### Task data
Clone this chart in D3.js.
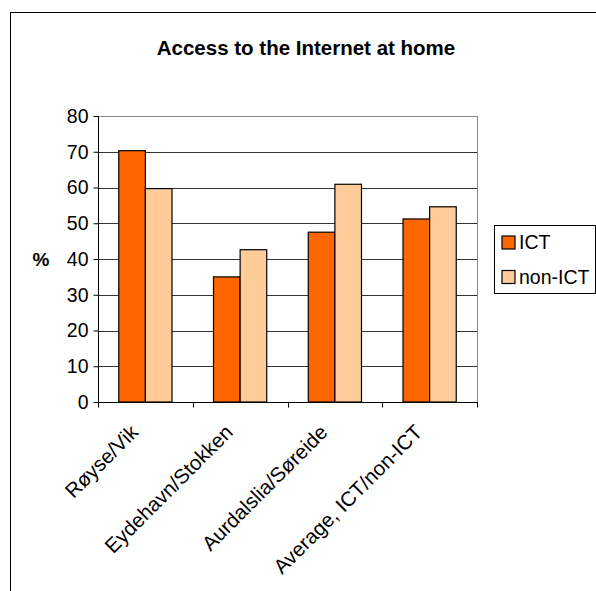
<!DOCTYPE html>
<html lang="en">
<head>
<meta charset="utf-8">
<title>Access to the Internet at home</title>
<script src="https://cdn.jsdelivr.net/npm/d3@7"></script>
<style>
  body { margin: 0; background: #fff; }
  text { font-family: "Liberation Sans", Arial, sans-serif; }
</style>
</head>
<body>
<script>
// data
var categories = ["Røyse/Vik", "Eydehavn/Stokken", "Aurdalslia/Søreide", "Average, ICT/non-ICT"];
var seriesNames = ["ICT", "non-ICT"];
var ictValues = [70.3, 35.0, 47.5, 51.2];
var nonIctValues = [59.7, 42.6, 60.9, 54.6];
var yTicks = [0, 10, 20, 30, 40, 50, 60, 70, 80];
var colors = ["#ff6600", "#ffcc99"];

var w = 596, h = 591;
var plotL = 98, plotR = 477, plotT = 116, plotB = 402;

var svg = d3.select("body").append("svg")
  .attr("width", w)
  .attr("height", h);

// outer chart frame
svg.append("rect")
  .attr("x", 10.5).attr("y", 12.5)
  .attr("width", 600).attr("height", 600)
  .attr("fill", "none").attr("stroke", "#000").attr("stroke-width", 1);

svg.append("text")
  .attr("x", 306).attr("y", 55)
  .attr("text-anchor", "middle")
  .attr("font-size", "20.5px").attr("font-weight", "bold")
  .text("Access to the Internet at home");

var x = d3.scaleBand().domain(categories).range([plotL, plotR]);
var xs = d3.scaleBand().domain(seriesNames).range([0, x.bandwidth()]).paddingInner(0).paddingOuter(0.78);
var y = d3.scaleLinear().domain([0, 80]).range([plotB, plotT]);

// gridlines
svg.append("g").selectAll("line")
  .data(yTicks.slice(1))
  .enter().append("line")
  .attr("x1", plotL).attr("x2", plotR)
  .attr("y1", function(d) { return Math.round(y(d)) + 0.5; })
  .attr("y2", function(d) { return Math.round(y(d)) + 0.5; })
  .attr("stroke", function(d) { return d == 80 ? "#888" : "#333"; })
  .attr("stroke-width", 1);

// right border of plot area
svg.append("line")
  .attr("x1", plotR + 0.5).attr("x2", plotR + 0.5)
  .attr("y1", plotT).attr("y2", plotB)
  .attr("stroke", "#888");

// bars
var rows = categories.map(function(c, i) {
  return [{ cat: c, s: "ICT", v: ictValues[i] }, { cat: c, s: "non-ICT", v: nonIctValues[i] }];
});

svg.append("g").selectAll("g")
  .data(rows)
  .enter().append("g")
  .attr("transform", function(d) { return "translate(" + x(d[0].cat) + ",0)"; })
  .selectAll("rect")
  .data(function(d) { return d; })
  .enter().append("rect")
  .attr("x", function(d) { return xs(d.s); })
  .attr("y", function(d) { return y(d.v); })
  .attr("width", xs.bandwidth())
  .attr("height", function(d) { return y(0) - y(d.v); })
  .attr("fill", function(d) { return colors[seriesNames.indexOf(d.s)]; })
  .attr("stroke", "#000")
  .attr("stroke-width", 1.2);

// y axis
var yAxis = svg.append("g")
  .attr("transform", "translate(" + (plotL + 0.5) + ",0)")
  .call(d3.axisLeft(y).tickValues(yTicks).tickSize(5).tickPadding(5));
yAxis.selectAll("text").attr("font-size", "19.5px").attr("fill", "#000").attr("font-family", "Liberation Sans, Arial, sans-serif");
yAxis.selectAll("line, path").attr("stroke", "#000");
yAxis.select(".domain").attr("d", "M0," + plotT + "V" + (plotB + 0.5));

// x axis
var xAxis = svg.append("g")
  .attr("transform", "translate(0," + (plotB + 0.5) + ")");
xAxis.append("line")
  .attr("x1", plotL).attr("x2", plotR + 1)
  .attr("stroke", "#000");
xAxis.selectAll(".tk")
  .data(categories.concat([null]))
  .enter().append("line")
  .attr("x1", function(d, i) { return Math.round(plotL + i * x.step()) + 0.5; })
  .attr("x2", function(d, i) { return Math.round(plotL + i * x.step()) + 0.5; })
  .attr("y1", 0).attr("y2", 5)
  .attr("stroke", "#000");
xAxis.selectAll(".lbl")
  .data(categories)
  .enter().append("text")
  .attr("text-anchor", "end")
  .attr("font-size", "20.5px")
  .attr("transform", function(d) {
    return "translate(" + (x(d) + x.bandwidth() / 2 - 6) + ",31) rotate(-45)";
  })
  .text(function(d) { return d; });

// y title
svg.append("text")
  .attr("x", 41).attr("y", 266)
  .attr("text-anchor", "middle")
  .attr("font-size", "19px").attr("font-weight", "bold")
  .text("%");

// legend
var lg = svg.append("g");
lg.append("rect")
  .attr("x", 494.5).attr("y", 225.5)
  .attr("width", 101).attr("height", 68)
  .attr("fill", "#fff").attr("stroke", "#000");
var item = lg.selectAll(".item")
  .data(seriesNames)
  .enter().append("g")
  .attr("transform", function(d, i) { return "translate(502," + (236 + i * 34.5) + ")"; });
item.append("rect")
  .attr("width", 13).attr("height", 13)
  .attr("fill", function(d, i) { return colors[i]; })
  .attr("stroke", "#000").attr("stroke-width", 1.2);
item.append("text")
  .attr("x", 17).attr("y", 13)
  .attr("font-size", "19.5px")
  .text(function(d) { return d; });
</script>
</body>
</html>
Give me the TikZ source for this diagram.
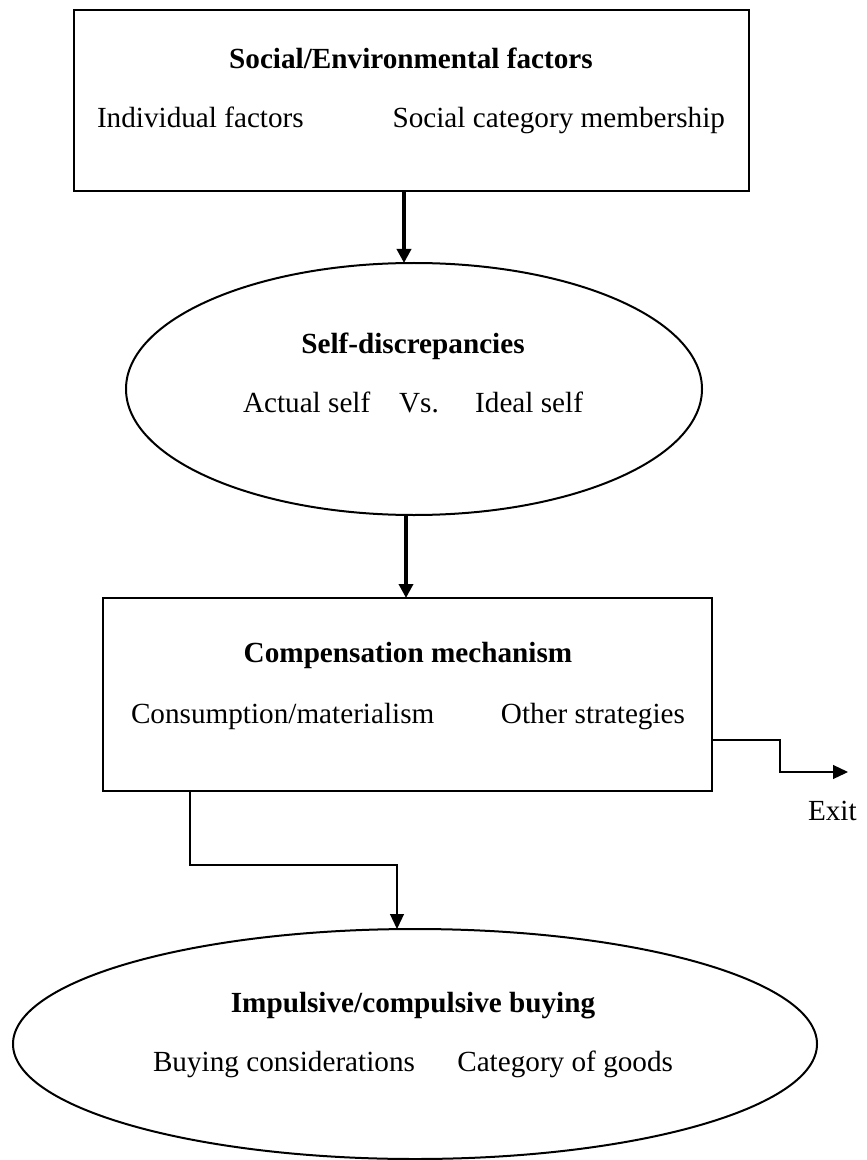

### Required work
Repeat the data above exactly, but not the pictures.

### Task result
Clone this chart in D3.js.
<!DOCTYPE html>
<html lang="en">
<head>
<meta charset="utf-8">
<title>Access to the Internet at home</title>
<script src="https://cdn.jsdelivr.net/npm/d3@7"></script>
<style>
  body { margin: 0; background: #fff; }
  text { font-family: "Liberation Sans", Arial, sans-serif; }
</style>
</head>
<body>
<script>
// data
var categories = ["Røyse/Vik", "Eydehavn/Stokken", "Aurdalslia/Søreide", "Average, ICT/non-ICT"];
var seriesNames = ["ICT", "non-ICT"];
var ictValues = [70.3, 35.0, 47.5, 51.2];
var nonIctValues = [59.7, 42.6, 60.9, 54.6];
var yTicks = [0, 10, 20, 30, 40, 50, 60, 70, 80];
var colors = ["#ff6600", "#ffcc99"];

var w = 596, h = 591;
var plotL = 98, plotR = 477, plotT = 116, plotB = 402;

var svg = d3.select("body").append("svg")
  .attr("width", w)
  .attr("height", h);

// outer chart frame
svg.append("rect")
  .attr("x", 10.5).attr("y", 12.5)
  .attr("width", 600).attr("height", 600)
  .attr("fill", "none").attr("stroke", "#000").attr("stroke-width", 1);

svg.append("text")
  .attr("x", 306).attr("y", 55)
  .attr("text-anchor", "middle")
  .attr("font-size", "20.5px").attr("font-weight", "bold")
  .text("Access to the Internet at home");

var x = d3.scaleBand().domain(categories).range([plotL, plotR]);
var xs = d3.scaleBand().domain(seriesNames).range([0, x.bandwidth()]).paddingInner(0).paddingOuter(0.78);
var y = d3.scaleLinear().domain([0, 80]).range([plotB, plotT]);

// gridlines
svg.append("g").selectAll("line")
  .data(yTicks.slice(1))
  .enter().append("line")
  .attr("x1", plotL).attr("x2", plotR)
  .attr("y1", function(d) { return Math.round(y(d)) + 0.5; })
  .attr("y2", function(d) { return Math.round(y(d)) + 0.5; })
  .attr("stroke", function(d) { return d == 80 ? "#888" : "#333"; })
  .attr("stroke-width", 1);

// right border of plot area
svg.append("line")
  .attr("x1", plotR + 0.5).attr("x2", plotR + 0.5)
  .attr("y1", plotT).attr("y2", plotB)
  .attr("stroke", "#888");

// bars
var rows = categories.map(function(c, i) {
  return [{ cat: c, s: "ICT", v: ictValues[i] }, { cat: c, s: "non-ICT", v: nonIctValues[i] }];
});

svg.append("g").selectAll("g")
  .data(rows)
  .enter().append("g")
  .attr("transform", function(d) { return "translate(" + x(d[0].cat) + ",0)"; })
  .selectAll("rect")
  .data(function(d) { return d; })
  .enter().append("rect")
  .attr("x", function(d) { return xs(d.s); })
  .attr("y", function(d) { return y(d.v); })
  .attr("width", xs.bandwidth())
  .attr("height", function(d) { return y(0) - y(d.v); })
  .attr("fill", function(d) { return colors[seriesNames.indexOf(d.s)]; })
  .attr("stroke", "#000")
  .attr("stroke-width", 1.2);

// y axis
var yAxis = svg.append("g")
  .attr("transform", "translate(" + (plotL + 0.5) + ",0)")
  .call(d3.axisLeft(y).tickValues(yTicks).tickSize(5).tickPadding(5));
yAxis.selectAll("text").attr("font-size", "19.5px").attr("fill", "#000").attr("font-family", "Liberation Sans, Arial, sans-serif");
yAxis.selectAll("line, path").attr("stroke", "#000");
yAxis.select(".domain").attr("d", "M0," + plotT + "V" + (plotB + 0.5));

// x axis
var xAxis = svg.append("g")
  .attr("transform", "translate(0," + (plotB + 0.5) + ")");
xAxis.append("line")
  .attr("x1", plotL).attr("x2", plotR + 1)
  .attr("stroke", "#000");
xAxis.selectAll(".tk")
  .data(categories.concat([null]))
  .enter().append("line")
  .attr("x1", function(d, i) { return Math.round(plotL + i * x.step()) + 0.5; })
  .attr("x2", function(d, i) { return Math.round(plotL + i * x.step()) + 0.5; })
  .attr("y1", 0).attr("y2", 5)
  .attr("stroke", "#000");
xAxis.selectAll(".lbl")
  .data(categories)
  .enter().append("text")
  .attr("text-anchor", "end")
  .attr("font-size", "20.5px")
  .attr("transform", function(d) {
    return "translate(" + (x(d) + x.bandwidth() / 2 - 6) + ",31) rotate(-45)";
  })
  .text(function(d) { return d; });

// y title
svg.append("text")
  .attr("x", 41).attr("y", 266)
  .attr("text-anchor", "middle")
  .attr("font-size", "19px").attr("font-weight", "bold")
  .text("%");

// legend
var lg = svg.append("g");
lg.append("rect")
  .attr("x", 494.5).attr("y", 225.5)
  .attr("width", 101).attr("height", 68)
  .attr("fill", "#fff").attr("stroke", "#000");
var item = lg.selectAll(".item")
  .data(seriesNames)
  .enter().append("g")
  .attr("transform", function(d, i) { return "translate(502," + (236 + i * 34.5) + ")"; });
item.append("rect")
  .attr("width", 13).attr("height", 13)
  .attr("fill", function(d, i) { return colors[i]; })
  .attr("stroke", "#000").attr("stroke-width", 1.2);
item.append("text")
  .attr("x", 17).attr("y", 13)
  .attr("font-size", "19.5px")
  .text(function(d) { return d; });
</script>
</body>
</html>
Give me the TikZ source for this diagram.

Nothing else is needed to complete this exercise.